Extract the full listing verbatim and drop any pictures from your copy.

◆ ◆ ◆ ◆ ◆ ◆ ◆

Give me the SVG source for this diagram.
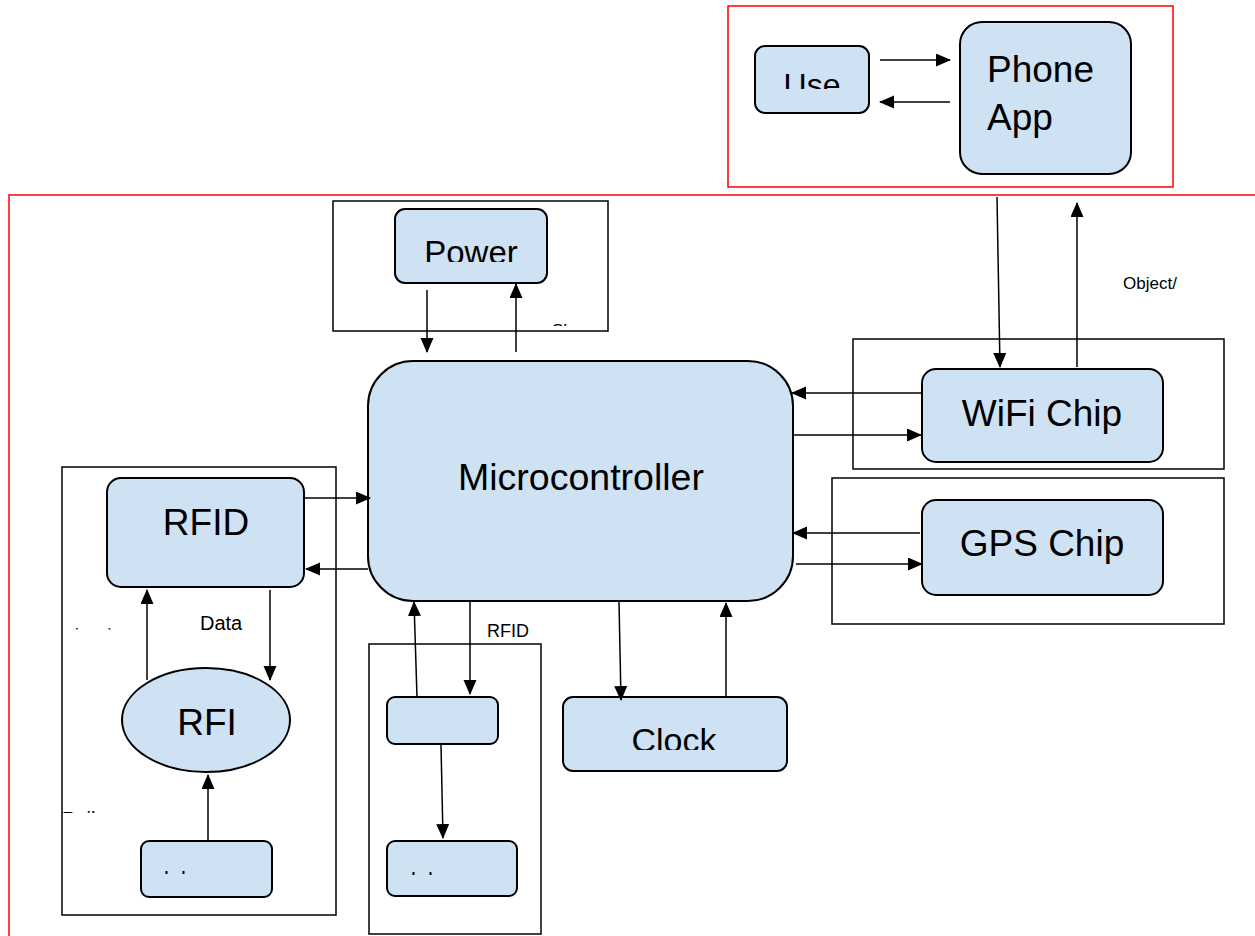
<svg xmlns="http://www.w3.org/2000/svg" width="1255" height="936" viewBox="0 0 1255 936">
<style>
.node{fill:#cfe2f3;stroke:#000;stroke-width:2}
.frame{fill:none;stroke:#000;stroke-width:1.5}
.red{fill:none;stroke:#ff0000;stroke-width:1.5}
.t{font-family:"Liberation Sans",Arial,sans-serif;fill:#000}
.c{stroke:#000;stroke-width:1.5;fill:none;marker-end:url(#ah)}
</style>
<defs>
<marker id="ah" markerWidth="15" markerHeight="14" refX="14" refY="6.5" orient="auto" markerUnits="userSpaceOnUse">
<path d="M0,0 L15,6.5 L0,13 Z" fill="#000"/>
</marker>
<clipPath id="cUse"><rect x="755" y="46" width="114" height="43"/></clipPath>
<clipPath id="cPow"><rect x="395" y="209" width="152" height="53"/></clipPath>
<clipPath id="cClk"><rect x="563" y="697" width="224" height="53"/></clipPath>
<clipPath id="cSh"><rect x="540" y="310" width="80" height="16"/></clipPath>
<clipPath id="cJ"><rect x="310" y="570" width="20" height="10"/></clipPath>
<clipPath id="cDots1"><rect x="60" y="620" width="60" height="10"/></clipPath>
<clipPath id="cPail"><rect x="60" y="800" width="70" height="13"/></clipPath>
<clipPath id="cB1"><rect x="141" y="860" width="131" height="14"/></clipPath>
<clipPath id="cB2"><rect x="387" y="860" width="130" height="15"/></clipPath>
</defs>

<g id="frames">
<rect class="red" x="728" y="6" width="445" height="181"/>
<path class="red" d="M9,940 L9,195 L1260,195"/>
<rect class="frame" x="333" y="201" width="275" height="130"/>
<rect class="frame" x="853" y="339" width="371" height="130"/>
<rect class="frame" x="832" y="478" width="392" height="146"/>
<rect class="frame" x="62" y="467" width="274" height="448"/>
<rect class="frame" x="369" y="644" width="172" height="290"/>
</g>

<g id="user">
<rect class="node" x="755" y="46" width="114" height="67" rx="10"/>
<text class="t" x="812" y="96" font-size="32" text-anchor="middle" clip-path="url(#cUse)">Use</text>
</g>
<g id="phone-app">
<rect class="node" x="960" y="22" width="171" height="152" rx="22"/>
<text class="t" x="987" y="82" font-size="37">Phone</text>
<text class="t" x="987" y="130" font-size="37">App</text>
</g>
<g id="power">
<rect class="node" x="395" y="209" width="152" height="74" rx="10"/>
<text class="t" x="471" y="264" font-size="33" text-anchor="middle" clip-path="url(#cPow)">Power</text>
</g>
<g id="power-label">
<text class="t" x="552" y="336" font-size="17" clip-path="url(#cSh)">Sh</text>
</g>
<g id="microcontroller">
<rect class="node" x="368" y="361" width="425" height="240" rx="45"/>
<text class="t" x="581" y="490" font-size="37.5" text-anchor="middle">Microcontroller</text>
</g>
<g id="wifi">
<rect class="node" x="922" y="369" width="241" height="93" rx="14"/>
<text class="t" x="1042" y="426" font-size="37" text-anchor="middle">WiFi Chip</text>
</g>
<g id="gps">
<rect class="node" x="922" y="500" width="241" height="95" rx="14"/>
<text class="t" x="1042" y="556" font-size="37" text-anchor="middle">GPS Chip</text>
</g>
<g id="rfid">
<rect class="node" x="107" y="478" width="197" height="109" rx="14"/>
<text class="t" x="206" y="535" font-size="37" text-anchor="middle">RFID</text>
</g>
<g id="rfi">
<ellipse class="node" cx="206" cy="720" rx="84" ry="52"/>
<text class="t" x="207" y="735" font-size="37" text-anchor="middle">RFI</text>
</g>
<g id="rfid-bottom">
<rect class="node" x="141" y="841" width="131" height="56" rx="8"/>
<text class="t" x="164" y="887" font-size="22" letter-spacing="3" clip-path="url(#cB1)">l l</text>
</g>
<g id="middle-node">
<rect class="node" x="387" y="697" width="111" height="47" rx="8"/>
</g>
<g id="middle-bottom">
<rect class="node" x="387" y="841" width="130" height="55" rx="8"/>
<text class="t" x="411" y="888" font-size="22" letter-spacing="3" clip-path="url(#cB2)">l l</text>
</g>
<g id="clock">
<rect class="node" x="563" y="697" width="224" height="74" rx="10"/>
<text class="t" x="674" y="752" font-size="34" text-anchor="middle" clip-path="url(#cClk)">Clock</text>
</g>

<g id="labels">
<text class="t" x="1123" y="289" font-size="17">Object/</text>
<text class="t" x="200" y="630" font-size="20">Data</text>
<text class="t" x="487" y="637" font-size="18">RFID</text>
<text class="t" x="75" y="640" font-size="17" letter-spacing="12" clip-path="url(#cDots1)">i i</text>
<text class="t" x="62" y="826" font-size="20" clip-path="url(#cPail)">Pail</text>
<text class="t" x="314" y="590" font-size="14" clip-path="url(#cJ)">J</text>
</g>

<g id="connectors">
<line class="c" x1="880" y1="60" x2="950" y2="60"/>
<line class="c" x1="950" y1="102" x2="880" y2="102"/>
<line class="c" x1="427" y1="290" x2="427" y2="352"/>
<line class="c" x1="516" y1="352" x2="516" y2="284"/>
<line class="c" x1="997" y1="197" x2="1000" y2="367"/>
<line class="c" x1="1077" y1="367" x2="1077" y2="203"/>
<line class="c" x1="921" y1="393" x2="792" y2="393"/>
<line class="c" x1="793" y1="435" x2="921" y2="435"/>
<line class="c" x1="920" y1="533" x2="793" y2="533"/>
<line class="c" x1="796" y1="564" x2="922" y2="564"/>
<line class="c" x1="305" y1="498" x2="370" y2="498"/>
<line class="c" x1="368" y1="569" x2="306" y2="569"/>
<line class="c" x1="147" y1="680" x2="147" y2="590"/>
<line class="c" x1="270" y1="590" x2="270" y2="680"/>
<line class="c" x1="208" y1="840" x2="208" y2="775"/>
<line class="c" x1="417" y1="697" x2="414" y2="602"/>
<line class="c" x1="470" y1="602" x2="470" y2="694"/>
<line class="c" x1="441" y1="745" x2="443" y2="838"/>
<line class="c" x1="619" y1="602" x2="621" y2="700"/>
<line class="c" x1="726" y1="697" x2="726" y2="603"/>
</g>
</svg>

◆ ◆ ◆ ◆ ◆ ◆ ◆

### Response to this exercise
Give me the SVG source for this diagram.
<svg xmlns="http://www.w3.org/2000/svg" width="1255" height="936" viewBox="0 0 1255 936">
<style>
.node{fill:#cfe2f3;stroke:#000;stroke-width:2}
.frame{fill:none;stroke:#000;stroke-width:1.5}
.red{fill:none;stroke:#ff0000;stroke-width:1.5}
.t{font-family:"Liberation Sans",Arial,sans-serif;fill:#000}
.c{stroke:#000;stroke-width:1.5;fill:none;marker-end:url(#ah)}
</style>
<defs>
<marker id="ah" markerWidth="15" markerHeight="14" refX="14" refY="6.5" orient="auto" markerUnits="userSpaceOnUse">
<path d="M0,0 L15,6.5 L0,13 Z" fill="#000"/>
</marker>
<clipPath id="cUse"><rect x="755" y="46" width="114" height="43"/></clipPath>
<clipPath id="cPow"><rect x="395" y="209" width="152" height="53"/></clipPath>
<clipPath id="cClk"><rect x="563" y="697" width="224" height="53"/></clipPath>
<clipPath id="cSh"><rect x="540" y="310" width="80" height="16"/></clipPath>
<clipPath id="cJ"><rect x="310" y="570" width="20" height="10"/></clipPath>
<clipPath id="cDots1"><rect x="60" y="620" width="60" height="10"/></clipPath>
<clipPath id="cPail"><rect x="60" y="800" width="70" height="13"/></clipPath>
<clipPath id="cB1"><rect x="141" y="860" width="131" height="14"/></clipPath>
<clipPath id="cB2"><rect x="387" y="860" width="130" height="15"/></clipPath>
</defs>

<g id="frames">
<rect class="red" x="728" y="6" width="445" height="181"/>
<path class="red" d="M9,940 L9,195 L1260,195"/>
<rect class="frame" x="333" y="201" width="275" height="130"/>
<rect class="frame" x="853" y="339" width="371" height="130"/>
<rect class="frame" x="832" y="478" width="392" height="146"/>
<rect class="frame" x="62" y="467" width="274" height="448"/>
<rect class="frame" x="369" y="644" width="172" height="290"/>
</g>

<g id="user">
<rect class="node" x="755" y="46" width="114" height="67" rx="10"/>
<text class="t" x="812" y="96" font-size="32" text-anchor="middle" clip-path="url(#cUse)">Use</text>
</g>
<g id="phone-app">
<rect class="node" x="960" y="22" width="171" height="152" rx="22"/>
<text class="t" x="987" y="82" font-size="37">Phone</text>
<text class="t" x="987" y="130" font-size="37">App</text>
</g>
<g id="power">
<rect class="node" x="395" y="209" width="152" height="74" rx="10"/>
<text class="t" x="471" y="264" font-size="33" text-anchor="middle" clip-path="url(#cPow)">Power</text>
</g>
<g id="power-label">
<text class="t" x="552" y="336" font-size="17" clip-path="url(#cSh)">Sh</text>
</g>
<g id="microcontroller">
<rect class="node" x="368" y="361" width="425" height="240" rx="45"/>
<text class="t" x="581" y="490" font-size="37.5" text-anchor="middle">Microcontroller</text>
</g>
<g id="wifi">
<rect class="node" x="922" y="369" width="241" height="93" rx="14"/>
<text class="t" x="1042" y="426" font-size="37" text-anchor="middle">WiFi Chip</text>
</g>
<g id="gps">
<rect class="node" x="922" y="500" width="241" height="95" rx="14"/>
<text class="t" x="1042" y="556" font-size="37" text-anchor="middle">GPS Chip</text>
</g>
<g id="rfid">
<rect class="node" x="107" y="478" width="197" height="109" rx="14"/>
<text class="t" x="206" y="535" font-size="37" text-anchor="middle">RFID</text>
</g>
<g id="rfi">
<ellipse class="node" cx="206" cy="720" rx="84" ry="52"/>
<text class="t" x="207" y="735" font-size="37" text-anchor="middle">RFI</text>
</g>
<g id="rfid-bottom">
<rect class="node" x="141" y="841" width="131" height="56" rx="8"/>
<text class="t" x="164" y="887" font-size="22" letter-spacing="3" clip-path="url(#cB1)">l l</text>
</g>
<g id="middle-node">
<rect class="node" x="387" y="697" width="111" height="47" rx="8"/>
</g>
<g id="middle-bottom">
<rect class="node" x="387" y="841" width="130" height="55" rx="8"/>
<text class="t" x="411" y="888" font-size="22" letter-spacing="3" clip-path="url(#cB2)">l l</text>
</g>
<g id="clock">
<rect class="node" x="563" y="697" width="224" height="74" rx="10"/>
<text class="t" x="674" y="752" font-size="34" text-anchor="middle" clip-path="url(#cClk)">Clock</text>
</g>

<g id="labels">
<text class="t" x="1123" y="289" font-size="17">Object/</text>
<text class="t" x="200" y="630" font-size="20">Data</text>
<text class="t" x="487" y="637" font-size="18">RFID</text>
<text class="t" x="75" y="640" font-size="17" letter-spacing="12" clip-path="url(#cDots1)">i i</text>
<text class="t" x="62" y="826" font-size="20" clip-path="url(#cPail)">Pail</text>
<text class="t" x="314" y="590" font-size="14" clip-path="url(#cJ)">J</text>
</g>

<g id="connectors">
<line class="c" x1="880" y1="60" x2="950" y2="60"/>
<line class="c" x1="950" y1="102" x2="880" y2="102"/>
<line class="c" x1="427" y1="290" x2="427" y2="352"/>
<line class="c" x1="516" y1="352" x2="516" y2="284"/>
<line class="c" x1="997" y1="197" x2="1000" y2="367"/>
<line class="c" x1="1077" y1="367" x2="1077" y2="203"/>
<line class="c" x1="921" y1="393" x2="792" y2="393"/>
<line class="c" x1="793" y1="435" x2="921" y2="435"/>
<line class="c" x1="920" y1="533" x2="793" y2="533"/>
<line class="c" x1="796" y1="564" x2="922" y2="564"/>
<line class="c" x1="305" y1="498" x2="370" y2="498"/>
<line class="c" x1="368" y1="569" x2="306" y2="569"/>
<line class="c" x1="147" y1="680" x2="147" y2="590"/>
<line class="c" x1="270" y1="590" x2="270" y2="680"/>
<line class="c" x1="208" y1="840" x2="208" y2="775"/>
<line class="c" x1="417" y1="697" x2="414" y2="602"/>
<line class="c" x1="470" y1="602" x2="470" y2="694"/>
<line class="c" x1="441" y1="745" x2="443" y2="838"/>
<line class="c" x1="619" y1="602" x2="621" y2="700"/>
<line class="c" x1="726" y1="697" x2="726" y2="603"/>
</g>
</svg>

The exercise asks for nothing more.